Author: Julian Kliemann
Format: Hardback, 460 pages, 280mm x 330mm
Published: 2004, Abbeville Press Inc.,U.S., United States
Genre: Fine Arts / Art History
Following the success of the previous volumes in this extraordinary Series (The Early Renaissance and The Flowering of the Renaissance), Italian Frescoes: The High Renaissance to the Early Baroque presents twenty-two fresco cycles that include brilliant works by Michelangelo, Raphael, Titian, Andrea del Sarto, Parmigianino, Bronzino, Veronese, and Carracci all of them still visible on walls and ceilings of palaces and churches spanning Italy from the Veneto to Rome. The authors present such celebrated sites as the Sistine Chapel in Rome, Palladio Villa Barbaro in Maser, and the Palazzo del Te in Mantua as well as lesser known gems.

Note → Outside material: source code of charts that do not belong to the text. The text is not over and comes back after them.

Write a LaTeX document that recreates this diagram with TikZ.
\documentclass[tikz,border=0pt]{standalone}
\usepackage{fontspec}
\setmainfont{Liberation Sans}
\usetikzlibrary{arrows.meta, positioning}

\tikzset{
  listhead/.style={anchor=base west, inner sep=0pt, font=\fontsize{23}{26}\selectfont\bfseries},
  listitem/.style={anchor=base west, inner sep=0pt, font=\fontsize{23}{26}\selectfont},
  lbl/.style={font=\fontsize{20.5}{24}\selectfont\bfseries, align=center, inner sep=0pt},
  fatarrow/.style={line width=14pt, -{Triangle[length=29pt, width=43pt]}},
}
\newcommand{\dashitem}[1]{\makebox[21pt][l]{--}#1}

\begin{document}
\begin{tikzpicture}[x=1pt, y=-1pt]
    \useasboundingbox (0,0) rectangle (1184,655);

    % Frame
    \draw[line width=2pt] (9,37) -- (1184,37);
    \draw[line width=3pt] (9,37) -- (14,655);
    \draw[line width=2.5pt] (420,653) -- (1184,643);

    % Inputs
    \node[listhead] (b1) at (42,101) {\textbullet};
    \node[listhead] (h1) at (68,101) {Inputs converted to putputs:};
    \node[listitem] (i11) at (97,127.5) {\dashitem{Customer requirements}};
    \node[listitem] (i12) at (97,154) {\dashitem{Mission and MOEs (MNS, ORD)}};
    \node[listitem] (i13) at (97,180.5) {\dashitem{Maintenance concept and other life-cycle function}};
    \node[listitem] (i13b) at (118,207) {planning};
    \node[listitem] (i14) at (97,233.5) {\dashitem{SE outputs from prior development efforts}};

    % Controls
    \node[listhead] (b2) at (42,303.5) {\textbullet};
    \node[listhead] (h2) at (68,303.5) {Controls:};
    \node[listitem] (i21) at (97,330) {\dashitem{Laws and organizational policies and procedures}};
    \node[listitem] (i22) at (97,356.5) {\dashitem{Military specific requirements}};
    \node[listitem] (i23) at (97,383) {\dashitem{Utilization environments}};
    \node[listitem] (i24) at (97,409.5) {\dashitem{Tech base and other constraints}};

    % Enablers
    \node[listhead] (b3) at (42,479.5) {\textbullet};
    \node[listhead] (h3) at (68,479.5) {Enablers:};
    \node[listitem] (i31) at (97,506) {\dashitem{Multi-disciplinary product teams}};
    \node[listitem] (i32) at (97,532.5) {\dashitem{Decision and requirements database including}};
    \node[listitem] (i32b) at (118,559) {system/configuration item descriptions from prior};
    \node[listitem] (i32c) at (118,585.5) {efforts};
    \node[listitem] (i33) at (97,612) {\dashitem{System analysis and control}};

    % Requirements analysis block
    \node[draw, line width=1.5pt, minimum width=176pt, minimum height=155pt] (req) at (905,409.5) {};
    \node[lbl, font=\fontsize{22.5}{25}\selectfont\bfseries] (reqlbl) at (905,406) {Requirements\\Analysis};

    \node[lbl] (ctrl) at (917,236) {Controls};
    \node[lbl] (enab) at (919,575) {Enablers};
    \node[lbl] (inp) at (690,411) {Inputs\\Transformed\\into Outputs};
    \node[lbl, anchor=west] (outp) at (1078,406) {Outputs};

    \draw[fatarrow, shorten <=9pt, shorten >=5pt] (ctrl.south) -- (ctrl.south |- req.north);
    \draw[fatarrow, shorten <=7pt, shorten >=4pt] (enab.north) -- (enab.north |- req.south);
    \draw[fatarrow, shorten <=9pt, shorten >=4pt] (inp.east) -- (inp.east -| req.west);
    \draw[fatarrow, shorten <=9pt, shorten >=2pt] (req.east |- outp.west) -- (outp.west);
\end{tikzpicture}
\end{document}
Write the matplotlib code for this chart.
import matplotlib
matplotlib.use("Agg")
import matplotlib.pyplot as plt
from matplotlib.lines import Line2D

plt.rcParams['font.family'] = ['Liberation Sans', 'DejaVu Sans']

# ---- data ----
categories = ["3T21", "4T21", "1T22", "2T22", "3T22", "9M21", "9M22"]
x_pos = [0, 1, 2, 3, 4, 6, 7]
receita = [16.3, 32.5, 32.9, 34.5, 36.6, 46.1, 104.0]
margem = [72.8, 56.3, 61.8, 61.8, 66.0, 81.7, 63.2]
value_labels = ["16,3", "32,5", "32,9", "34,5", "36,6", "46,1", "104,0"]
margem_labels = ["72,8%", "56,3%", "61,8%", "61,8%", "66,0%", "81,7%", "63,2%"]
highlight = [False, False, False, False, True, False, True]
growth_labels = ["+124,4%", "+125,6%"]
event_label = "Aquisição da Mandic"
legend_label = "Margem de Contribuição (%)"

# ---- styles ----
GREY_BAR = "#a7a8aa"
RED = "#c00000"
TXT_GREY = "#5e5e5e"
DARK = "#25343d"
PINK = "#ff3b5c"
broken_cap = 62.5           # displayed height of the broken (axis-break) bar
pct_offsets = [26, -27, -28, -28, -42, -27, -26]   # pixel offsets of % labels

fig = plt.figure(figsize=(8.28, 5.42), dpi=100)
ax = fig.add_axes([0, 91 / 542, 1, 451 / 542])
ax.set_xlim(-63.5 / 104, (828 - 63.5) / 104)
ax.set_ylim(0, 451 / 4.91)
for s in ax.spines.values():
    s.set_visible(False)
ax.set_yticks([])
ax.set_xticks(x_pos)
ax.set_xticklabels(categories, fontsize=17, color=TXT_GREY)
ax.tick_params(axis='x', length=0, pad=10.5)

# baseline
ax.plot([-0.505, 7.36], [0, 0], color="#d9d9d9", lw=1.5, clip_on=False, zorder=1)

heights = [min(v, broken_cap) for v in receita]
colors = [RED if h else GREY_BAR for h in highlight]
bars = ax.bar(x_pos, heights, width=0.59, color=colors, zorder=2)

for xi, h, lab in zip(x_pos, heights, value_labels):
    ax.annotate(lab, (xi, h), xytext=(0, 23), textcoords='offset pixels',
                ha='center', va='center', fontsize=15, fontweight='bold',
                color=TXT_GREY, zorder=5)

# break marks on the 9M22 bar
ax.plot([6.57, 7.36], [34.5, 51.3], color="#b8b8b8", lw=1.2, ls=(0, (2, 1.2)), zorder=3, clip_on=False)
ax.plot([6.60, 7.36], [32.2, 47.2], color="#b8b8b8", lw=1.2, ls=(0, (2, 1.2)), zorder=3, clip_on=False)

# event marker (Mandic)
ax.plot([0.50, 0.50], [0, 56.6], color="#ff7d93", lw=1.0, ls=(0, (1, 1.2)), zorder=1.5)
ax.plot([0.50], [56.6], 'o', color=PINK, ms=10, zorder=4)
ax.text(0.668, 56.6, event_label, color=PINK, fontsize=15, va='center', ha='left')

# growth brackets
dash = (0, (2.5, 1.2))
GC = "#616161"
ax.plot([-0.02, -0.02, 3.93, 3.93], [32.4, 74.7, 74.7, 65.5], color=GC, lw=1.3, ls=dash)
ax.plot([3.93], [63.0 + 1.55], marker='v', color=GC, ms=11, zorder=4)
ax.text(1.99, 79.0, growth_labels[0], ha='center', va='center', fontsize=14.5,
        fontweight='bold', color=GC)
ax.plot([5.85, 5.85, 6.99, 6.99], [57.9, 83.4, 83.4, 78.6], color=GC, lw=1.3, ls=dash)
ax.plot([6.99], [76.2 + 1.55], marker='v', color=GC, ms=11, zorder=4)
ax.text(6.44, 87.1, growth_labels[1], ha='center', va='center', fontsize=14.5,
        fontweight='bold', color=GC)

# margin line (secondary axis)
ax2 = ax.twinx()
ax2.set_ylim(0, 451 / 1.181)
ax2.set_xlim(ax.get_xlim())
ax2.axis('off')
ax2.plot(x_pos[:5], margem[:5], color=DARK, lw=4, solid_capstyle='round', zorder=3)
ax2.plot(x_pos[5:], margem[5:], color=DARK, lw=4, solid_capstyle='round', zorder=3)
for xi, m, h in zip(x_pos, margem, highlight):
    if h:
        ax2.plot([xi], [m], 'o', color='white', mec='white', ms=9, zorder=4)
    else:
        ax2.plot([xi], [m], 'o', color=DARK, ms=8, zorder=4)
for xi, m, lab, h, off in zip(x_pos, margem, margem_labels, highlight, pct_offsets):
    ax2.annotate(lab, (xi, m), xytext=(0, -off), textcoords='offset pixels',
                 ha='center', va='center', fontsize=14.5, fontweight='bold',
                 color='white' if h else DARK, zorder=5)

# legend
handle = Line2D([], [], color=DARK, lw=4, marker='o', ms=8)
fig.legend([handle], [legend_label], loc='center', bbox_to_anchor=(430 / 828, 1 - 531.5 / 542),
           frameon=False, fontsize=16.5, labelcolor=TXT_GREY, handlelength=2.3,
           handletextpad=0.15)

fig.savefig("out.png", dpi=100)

Each of the twenty-two chapters is concise and authoritative, offering a descriptive and interpretive essay on all aspects of fresco painting, covering the artists and their patrons in the context of their cultural and political history. Each essay concludes with a diagram of the fresco cycle, followed by a series of full- and double-page colour plates showing the entire cycle, many reproduced from new photographs of recently restored frescoes.